Do not repeat pictures. Repeat exactly the lines of the listing below from its first line through the line with "Chart.register(...registerables);".

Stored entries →
--- BEGIN ---

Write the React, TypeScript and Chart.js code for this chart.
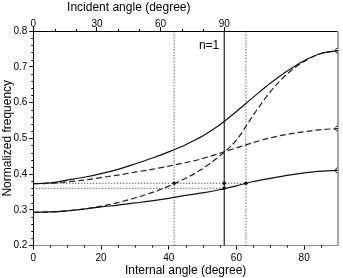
import React, { useEffect, useRef } from 'react';
import { Chart, registerables } from 'chart.js';

Chart.register(...registerables);

// ---- data ----
const internalAngles = [0, 5, 10, 15, 20, 25, 30, 35, 40, 45, 50, 55, 60, 65, 70, 75, 80, 85, 90];
const upperSolid = [0.373, 0.375, 0.383, 0.391, 0.401, 0.413, 0.428, 0.444, 0.462, 0.482, 0.506, 0.537, 0.575, 0.615, 0.654, 0.688, 0.717, 0.737, 0.745];
const lowerSolid = [0.293, 0.294, 0.297, 0.302, 0.308, 0.313, 0.319, 0.325, 0.332, 0.34, 0.347, 0.356, 0.367, 0.379, 0.388, 0.396, 0.403, 0.408, 0.41];
const dashedFromUpper = [0.373, 0.374, 0.378, 0.383, 0.39, 0.397, 0.405, 0.413, 0.422, 0.432, 0.443, 0.458, 0.473, 0.488, 0.501, 0.511, 0.518, 0.524, 0.527];
const dashedFromLower = [0.293, 0.294, 0.297, 0.302, 0.31, 0.32, 0.333, 0.348, 0.366, 0.388, 0.415, 0.45, 0.495, 0.565, 0.63, 0.68, 0.715, 0.737, 0.745];

const yTicks = [0.2, 0.3, 0.4, 0.5, 0.6, 0.7, 0.8];
const xTicks = [0, 20, 40, 60, 80];
const incidentTicks = [0, 30, 60, 90];
const incidentAxisMax = 143.6;

const normalAngle = 56.4; // n=1 line
const dottedAngles = [41.6, 62.8];
const levelHigh = 0.374;
const levelLow = 0.36;
const dotX = [41.6, 56.4, 56.4, 62.8];
const dotY = [0.374, 0.374, 0.36, 0.374];
const endX = [90, 90, 90];
const endY = [0.745, 0.527, 0.41];

const FONT = "'Liberation Sans', Arial, sans-serif";

const toXY = (ys: number[]) => internalAngles.map((x, i) => ({ x, y: ys[i] }));

const decorPlugin = {
  id: 'decor',
  beforeDatasetsDraw(chart: any) {
    const { ctx, chartArea } = chart;
    ctx.save();
    ctx.strokeStyle = '#a8a8a8';
    ctx.lineWidth = 2;
    ctx.beginPath();
    ctx.moveTo(chartArea.right, chartArea.top);
    ctx.lineTo(chartArea.right, chartArea.bottom);
    ctx.stroke();
    ctx.restore();
  },
  afterDraw(chart: any) {
    const { ctx, chartArea, scales } = chart;
    const x = scales.x, y = scales.y, x2 = scales.x2;
    ctx.save();
    ctx.strokeStyle = '#000';
    ctx.lineWidth = 1;
    ctx.beginPath();
    // y minor ticks
    for (let i = 0; i <= 30; i++) {
      if (i % 5 === 0) continue;
      const v = 0.2 + i * 0.02;
      const py = Math.round(y.getPixelForValue(v)) + 0.5;
      ctx.moveTo(chartArea.left - 2, py);
      ctx.lineTo(chartArea.left, py);
    }
    // bottom minor ticks
    for (let v = 5; v < 90; v += 5) {
      if (v % 20 === 0) continue;
      const px = Math.round(x.getPixelForValue(v)) + 0.5;
      ctx.moveTo(px, chartArea.bottom);
      ctx.lineTo(px, chartArea.bottom + 2);
    }
    // top minor ticks
    for (let v = 10; v < 90; v += 10) {
      if (v % 30 === 0) continue;
      const px = Math.round(x2.getPixelForValue(v)) + 0.5;
      ctx.moveTo(px, chartArea.top);
      ctx.lineTo(px, chartArea.top - 2);
    }
    ctx.stroke();

    ctx.fillStyle = '#000';
    ctx.font = `12px ${FONT}`;
    ctx.textAlign = 'center';
    ctx.textBaseline = 'middle';
    ctx.fillText('Incident angle (degree)', x2.getPixelForValue(45), 8);

    ctx.textAlign = 'right';
    ctx.fillText('n=1', x.getPixelForValue(normalAngle) - 5, y.getPixelForValue(0.758));
    ctx.restore();
  },
};

export default function App() {
  const ref = useRef<HTMLCanvasElement | null>(null);

  useEffect(() => {
    document.body.style.margin = '0';
    if (!ref.current) return;
    Chart.defaults.font.family = FONT;
    const lineBase = { pointRadius: 0, pointHoverRadius: 0, fill: false, cubicInterpolationMode: 'monotone' as const };
    const dotted = { borderColor: '#222', borderWidth: 1, borderDash: [1, 2] };
    const chart = new Chart(ref.current, {
      type: 'line',
      data: {
        datasets: [
          { ...lineBase, ...dotted, data: [{ x: dottedAngles[0], y: 0.2 }, { x: dottedAngles[0], y: 0.8 }] },
          { ...lineBase, ...dotted, data: [{ x: dottedAngles[1], y: 0.2 }, { x: dottedAngles[1], y: 0.8 }] },
          { ...lineBase, ...dotted, data: [{ x: 0, y: levelHigh }, { x: dottedAngles[1], y: levelHigh }] },
          { ...lineBase, ...dotted, data: [{ x: 0, y: levelLow }, { x: normalAngle, y: levelLow }] },
          { ...lineBase, data: [{ x: normalAngle, y: 0.2 }, { x: normalAngle, y: 0.8 }], borderColor: '#222', borderWidth: 1.2 },
          { ...lineBase, data: toXY(upperSolid), borderColor: '#111', borderWidth: 1.2 },
          { ...lineBase, data: toXY(lowerSolid), borderColor: '#111', borderWidth: 1.2 },
          { ...lineBase, data: toXY(dashedFromUpper), borderColor: '#222', borderWidth: 1.2, borderDash: [6, 3] },
          { ...lineBase, data: toXY(dashedFromLower), borderColor: '#222', borderWidth: 1.2, borderDash: [6, 3] },
          { data: dotX.map((xv, i) => ({ x: xv, y: dotY[i] })), showLine: false, pointRadius: 1.8, pointBackgroundColor: '#111', pointBorderColor: '#111', pointBorderWidth: 0 },
          { data: endX.map((xv, i) => ({ x: xv, y: endY[i] })), showLine: false, pointRadius: 2.6, pointBackgroundColor: '#fff', pointBorderColor: '#333', pointBorderWidth: 1 },
        ],
      },
      options: {
        animation: false,
        responsive: false,
        events: [],
        layout: { padding: { left: 0, right: 3, top: 0, bottom: 0 } },
        plugins: { legend: { display: false }, tooltip: { enabled: false }, title: { display: false } },
        scales: {
          x: {
            type: 'linear',
            position: 'bottom',
            min: 0,
            max: 90,
            afterBuildTicks: (s: any) => { s.ticks = xTicks.map((v) => ({ value: v })); },
            afterFit: (s: any) => { s.height = 32.5; },
            grid: { drawOnChartArea: false, drawTicks: true, tickLength: 4, tickColor: '#000' },
            border: { display: true, color: '#8a8a8a', width: 1 },
            ticks: { color: '#000', font: { size: 10 }, padding: 3, maxRotation: 0 },
            title: { display: true, text: 'Internal angle (degree)', color: '#000', font: { size: 12 }, padding: { top: 6, bottom: 0 } },
          },
          x2: {
            type: 'linear',
            position: 'top',
            min: 0,
            max: incidentAxisMax,
            afterBuildTicks: (s: any) => { s.ticks = incidentTicks.map((v) => ({ value: v })); },
            afterFit: (s: any) => { s.height = 31; },
            grid: { drawOnChartArea: false, drawTicks: true, tickLength: 4, tickColor: '#000' },
            border: { display: true, color: '#000', width: 1 },
            ticks: { color: '#000', font: { size: 10 }, padding: -3, maxRotation: 0 },
          },
          y: {
            type: 'linear',
            position: 'left',
            min: 0.2,
            max: 0.8,
            afterBuildTicks: (s: any) => { s.ticks = yTicks.map((v) => ({ value: v })); },
            afterFit: (s: any) => { s.width = 33.3; },
            grid: { drawOnChartArea: false, drawTicks: true, tickLength: 4, tickColor: '#000' },
            border: { display: true, color: '#000', width: 1 },
            ticks: { color: '#000', font: { size: 10 }, padding: 2, callback: (v: any) => Number(v).toFixed(1) },
            title: { display: true, text: 'Normalized frequency', color: '#000', font: { size: 12 }, padding: { top: 0, bottom: 0 } },
          },
        },
      },
      plugins: [decorPlugin],
    } as any);
    return () => chart.destroy();
  }, []);

  return (
    <div style={{ width: 343, height: 278 }}>
      <canvas ref={ref} width={343} height={278} style={{ width: 343, height: 278, display: 'block' }} />
    </div>
  );
}
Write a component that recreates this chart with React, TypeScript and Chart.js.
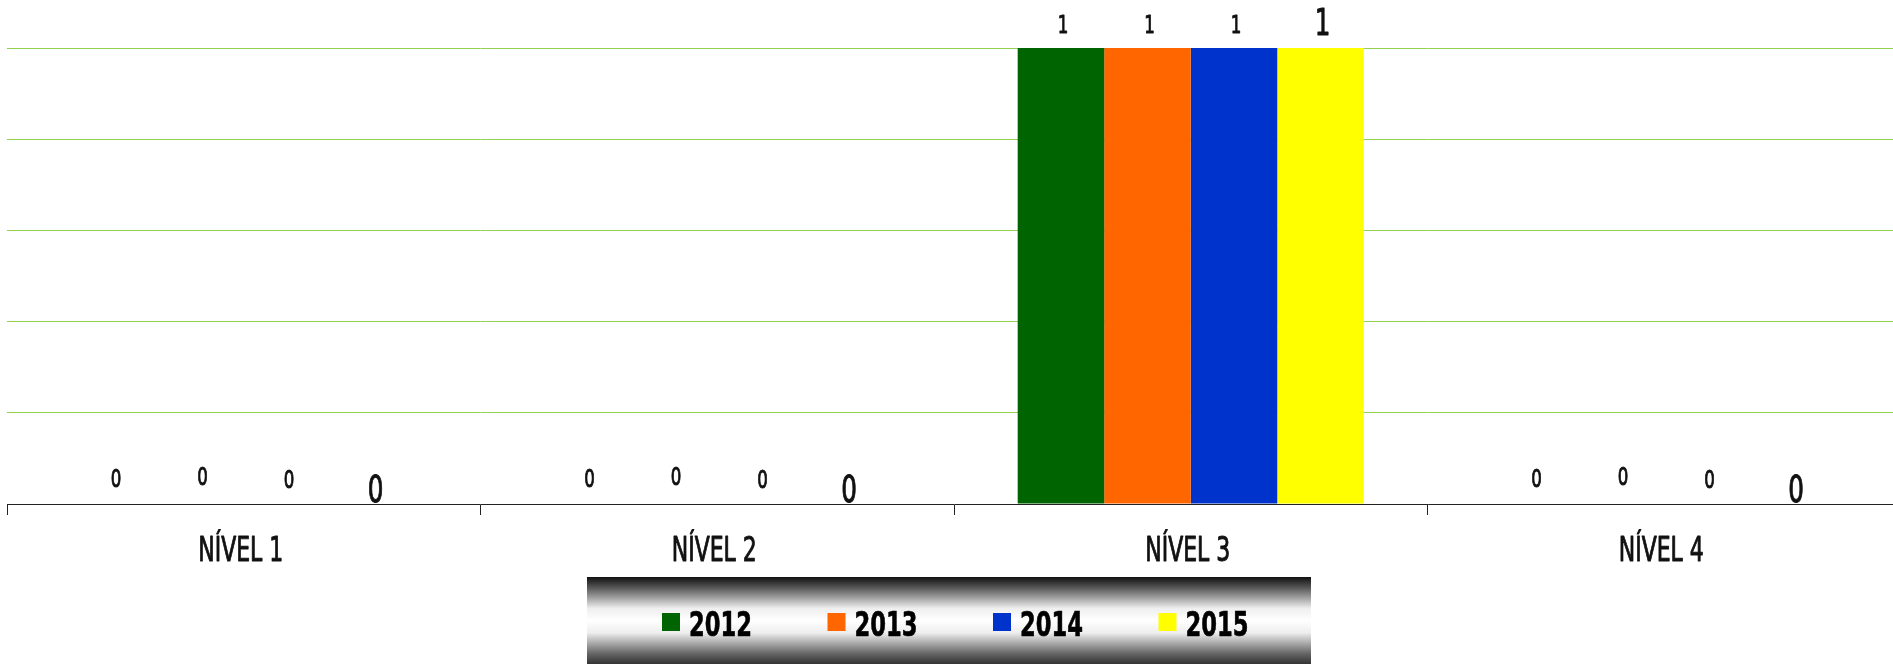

--- END ---

Response below →
Write the React, TypeScript and Chart.js code for this chart.
import React, { useEffect, useRef } from 'react';
import { Chart, registerables } from 'chart.js';

Chart.register(...registerables);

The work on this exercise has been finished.